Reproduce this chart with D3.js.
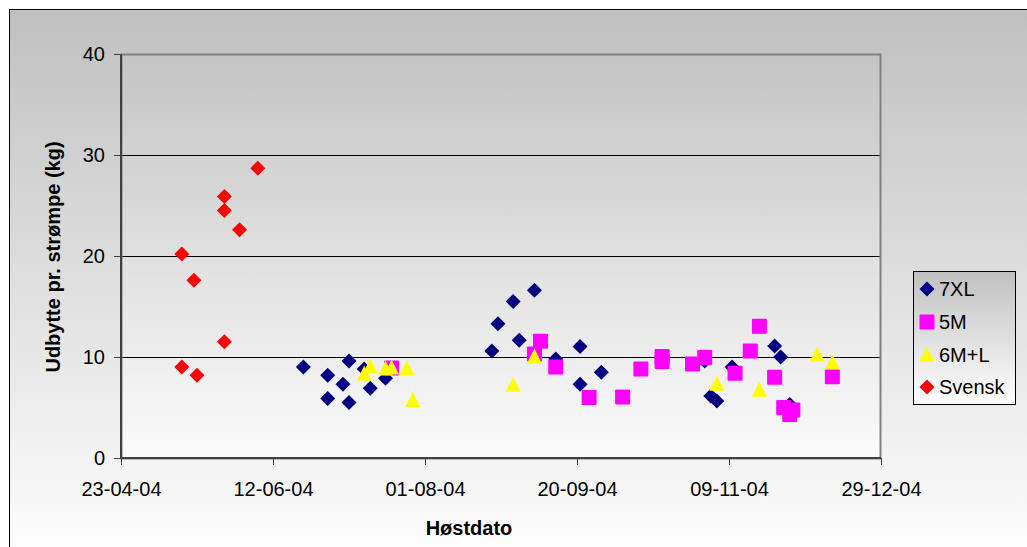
<!DOCTYPE html>
<html>
<head>
<meta charset="utf-8">
<script src="https://cdn.jsdelivr.net/npm/d3@7"></script>
<style>
  html, body { margin: 0; padding: 0; background: #ffffff; }
  svg { display: block; font-family: "Liberation Sans", Arial, sans-serif; }
</style>
</head>
<body>
<svg id="chart" width="1027" height="547"></svg>
<script>
// Harvest yield per sock (kg) by harvest date, four mussel-line types
const xTickLabels = ["23-04-04", "12-06-04", "01-08-04", "20-09-04", "09-11-04", "29-12-04"];
const yTickValues = [0, 10, 20, 30, 40];
const seriesNames = ["7XL", "5M", "6M+L", "Svensk"];

const dates7XL = ["2004-06-22","2004-06-30","2004-06-30","2004-07-05","2004-07-07","2004-07-07","2004-07-12","2004-07-14","2004-07-19",
  "2004-08-23","2004-08-25","2004-08-30","2004-09-01","2004-09-06","2004-09-13","2004-09-21","2004-09-21","2004-09-28",
  "2004-11-01","2004-11-03","2004-11-05","2004-11-10","2004-11-24","2004-11-26","2004-11-29"];
const values7XL = [9.0, 8.2, 5.9, 7.3, 9.6, 5.5, 8.8, 6.9, 7.9,
  10.6, 13.3, 15.5, 11.65, 16.6, 9.8, 11.05, 7.3, 8.5,
  9.6, 6.15, 5.65, 9.0, 11.1, 10.0, 5.3];

const dates5M = ["2004-07-21","2004-09-06","2004-09-08","2004-09-13","2004-09-24","2004-10-05","2004-10-11","2004-10-18","2004-10-18",
  "2004-10-28","2004-11-01","2004-11-11","2004-11-16","2004-11-19","2004-11-24","2004-11-27","2004-11-30","2004-11-29","2004-12-13"];
const values5M = [8.9, 10.3, 11.55, 9.0, 6.0, 6.05, 8.8, 10.05, 9.55,
  9.3, 9.95, 8.4, 10.6, 13.05, 8.0, 5.0, 4.75, 4.3, 8.05];

const dates6ML = ["2004-07-12","2004-07-14","2004-07-19","2004-07-21","2004-07-26","2004-07-28","2004-08-30","2004-09-06",
  "2004-11-05","2004-11-19","2004-12-08","2004-12-13"];
const values6ML = [8.3, 9.0, 8.8, 8.9, 8.8, 5.7, 7.2, 10.0, 7.3, 6.7, 10.2, 9.4];

const datesSvensk = ["2004-05-13","2004-05-13","2004-05-17","2004-05-18","2004-05-27","2004-05-27","2004-05-27","2004-06-01","2004-06-07"];
const valuesSvensk = [20.2, 9.0, 17.6, 8.2, 25.9, 24.5, 11.5, 22.6, 28.7];

const parse = d3.timeParse("%Y-%m-%d");
const fmt = d3.timeFormat("%d-%m-%y");

const series = [
  { name: seriesNames[0], dates: dates7XL, values: values7XL, color: "#000080", shape: "diamond" },
  { name: seriesNames[1], dates: dates5M, values: values5M, color: "#ff00ff", shape: "square" },
  { name: seriesNames[2], dates: dates6ML, values: values6ML, color: "#ffff00", shape: "triangle" },
  { name: seriesNames[3], dates: datesSvensk, values: valuesSvensk, color: "#ff0000", shape: "diamond" }
];

const svg = d3.select("#chart");
const W = 1027, H = 547;
const plot = { left: 121, top: 54, right: 881, bottom: 458 };
const FONT = "'Liberation Sans', Arial, sans-serif";

// gradients
const defs = svg.append("defs");
function vGrad(id, from, to) {
  const g = defs.append("linearGradient").attr("id", id)
    .attr("x1", 0).attr("y1", 0).attr("x2", 0).attr("y2", 1);
  g.append("stop").attr("offset", "0%").attr("stop-color", from);
  g.append("stop").attr("offset", "100%").attr("stop-color", to);
}
vGrad("bgGrad", "#c0c0c0", "#ffffff");
vGrad("plotGrad", "#c4c4c4", "#fbfbfb");
vGrad("legGrad", "#c0c0c0", "#ffffff");

// chart background and frame
svg.append("rect").attr("x", 9.5).attr("y", 9.5).attr("width", W + 10).attr("height", H + 10)
  .attr("fill", "url(#bgGrad)").attr("stroke", "#000").attr("stroke-width", 1);

// plot area
svg.append("rect")
  .attr("x", plot.left).attr("y", plot.top)
  .attr("width", plot.right - plot.left).attr("height", plot.bottom - plot.top)
  .attr("fill", "url(#plotGrad)");

const x = d3.scaleTime()
  .domain([parse("2004-04-23"), parse("2004-12-29")])
  .range([plot.left, plot.right]);
const y = d3.scaleLinear().domain([0, 40]).range([plot.bottom, plot.top]);

const xTicks = xTickLabels.map(s => d3.timeParse("%d-%m-%y")(s));

// horizontal gridlines
svg.append("g").selectAll("line").data(yTickValues.filter(v => v > 0 && v < 40)).join("line")
  .attr("x1", plot.left).attr("x2", plot.right)
  .attr("y1", d => Math.round(y(d)) + 0.5).attr("y2", d => Math.round(y(d)) + 0.5)
  .attr("stroke", "#000").attr("stroke-width", 1);

// plot border
svg.append("rect")
  .attr("x", plot.left + 0.5).attr("y", plot.top + 0.5)
  .attr("width", plot.right - plot.left - 1).attr("height", plot.bottom - plot.top)
  .attr("fill", "none").attr("stroke", "#808080").attr("stroke-width", 2);

// axes
const yAxis = d3.axisLeft(y).tickValues(yTickValues).tickSize(7).tickPadding(9).tickFormat(d3.format("d"));
const gy = svg.append("g").attr("transform", `translate(${plot.left},0)`).call(yAxis);
const xAxis = d3.axisBottom(x).tickValues(xTicks).tickSize(7).tickPadding(17).tickFormat(fmt);
const gx = svg.append("g").attr("transform", `translate(0,${plot.bottom})`).call(xAxis);

[gx, gy].forEach(g => {
  g.select(".domain").attr("stroke", "#404040").attr("stroke-width", 2);
  g.selectAll(".tick line").attr("stroke", "#404040").attr("stroke-width", 1);
  g.selectAll("text").attr("fill", "#000").style("font-size", "20px").style("font-family", FONT);
});
gy.select(".domain").attr("d", `M0,${plot.bottom}V${plot.top}`);
gx.select(".domain").attr("d", `M${plot.left},0H${plot.right}`);

// axis titles
svg.append("text").attr("x", 469).attr("y", 535).attr("text-anchor", "middle")
  .style("font-size", "20px").style("font-weight", "bold").text("Høstdato");
svg.append("text").attr("transform", "translate(60,257) rotate(-90)").attr("text-anchor", "middle")
  .style("font-size", "20px").style("font-weight", "bold").text("Udbytte pr. strømpe (kg)");

// marker shapes
function markerPath(shape) {
  if (shape === "diamond") return "M0,-7.5L7.5,0L0,7.5L-7.5,0Z";
  if (shape === "square") return "M-6.5,-7.5H6.5Q7.5,-7.5 7.5,-6.5V6.5Q7.5,7.5 6.5,7.5H-6.5Q-7.5,7.5 -7.5,6.5V-6.5Q-7.5,-7.5 -6.5,-7.5Z";
  return "M0,-8.5L7.5,6.5H-7.5Z";
}

// points, drawn series by series
series.forEach(s => {
  const pts = s.dates.map((d, i) => ({ date: parse(d), value: s.values[i] }));
  svg.append("g").selectAll("path").data(pts).join("path")
    .attr("transform", d => `translate(${x(d.date)},${y(d.value)})`)
    .attr("d", markerPath(s.shape))
    .attr("fill", s.color);
});

// legend
const leg = svg.append("g");
leg.append("rect").attr("x", 913.5).attr("y", 271.5).attr("width", 102).attr("height", 133)
  .attr("fill", "url(#legGrad)").attr("stroke", "#000").attr("stroke-width", 1);
const legY = [289, 322, 355, 387];
series.forEach((s, i) => {
  leg.append("path").attr("transform", `translate(927,${legY[i]})`)
    .attr("d", markerPath(s.shape)).attr("fill", s.color);
  leg.append("text").attr("x", 939).attr("y", legY[i] + 7)
    .style("font-size", "20px").text(s.name);
});
</script>
</body>
</html>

*****

• REQUIREMENT:
Starting at the top of the listing above, reproduce each line up to and including the one with "9.3, 9.95, 8.4, 10.6, 13.05, 8.0, 5.0, 4.75, 4.3, 8.05];"; omit the pictures.

• WRITTEN RESPONSE:
Reproduce this chart with D3.js.
<!DOCTYPE html>
<html>
<head>
<meta charset="utf-8">
<script src="https://cdn.jsdelivr.net/npm/d3@7"></script>
<style>
  html, body { margin: 0; padding: 0; background: #ffffff; }
  svg { display: block; font-family: "Liberation Sans", Arial, sans-serif; }
</style>
</head>
<body>
<svg id="chart" width="1027" height="547"></svg>
<script>
// Harvest yield per sock (kg) by harvest date, four mussel-line types
const xTickLabels = ["23-04-04", "12-06-04", "01-08-04", "20-09-04", "09-11-04", "29-12-04"];
const yTickValues = [0, 10, 20, 30, 40];
const seriesNames = ["7XL", "5M", "6M+L", "Svensk"];

const dates7XL = ["2004-06-22","2004-06-30","2004-06-30","2004-07-05","2004-07-07","2004-07-07","2004-07-12","2004-07-14","2004-07-19",
  "2004-08-23","2004-08-25","2004-08-30","2004-09-01","2004-09-06","2004-09-13","2004-09-21","2004-09-21","2004-09-28",
  "2004-11-01","2004-11-03","2004-11-05","2004-11-10","2004-11-24","2004-11-26","2004-11-29"];
const values7XL = [9.0, 8.2, 5.9, 7.3, 9.6, 5.5, 8.8, 6.9, 7.9,
  10.6, 13.3, 15.5, 11.65, 16.6, 9.8, 11.05, 7.3, 8.5,
  9.6, 6.15, 5.65, 9.0, 11.1, 10.0, 5.3];

const dates5M = ["2004-07-21","2004-09-06","2004-09-08","2004-09-13","2004-09-24","2004-10-05","2004-10-11","2004-10-18","2004-10-18",
  "2004-10-28","2004-11-01","2004-11-11","2004-11-16","2004-11-19","2004-11-24","2004-11-27","2004-11-30","2004-11-29","2004-12-13"];
const values5M = [8.9, 10.3, 11.55, 9.0, 6.0, 6.05, 8.8, 10.05, 9.55,
  9.3, 9.95, 8.4, 10.6, 13.05, 8.0, 5.0, 4.75, 4.3, 8.05];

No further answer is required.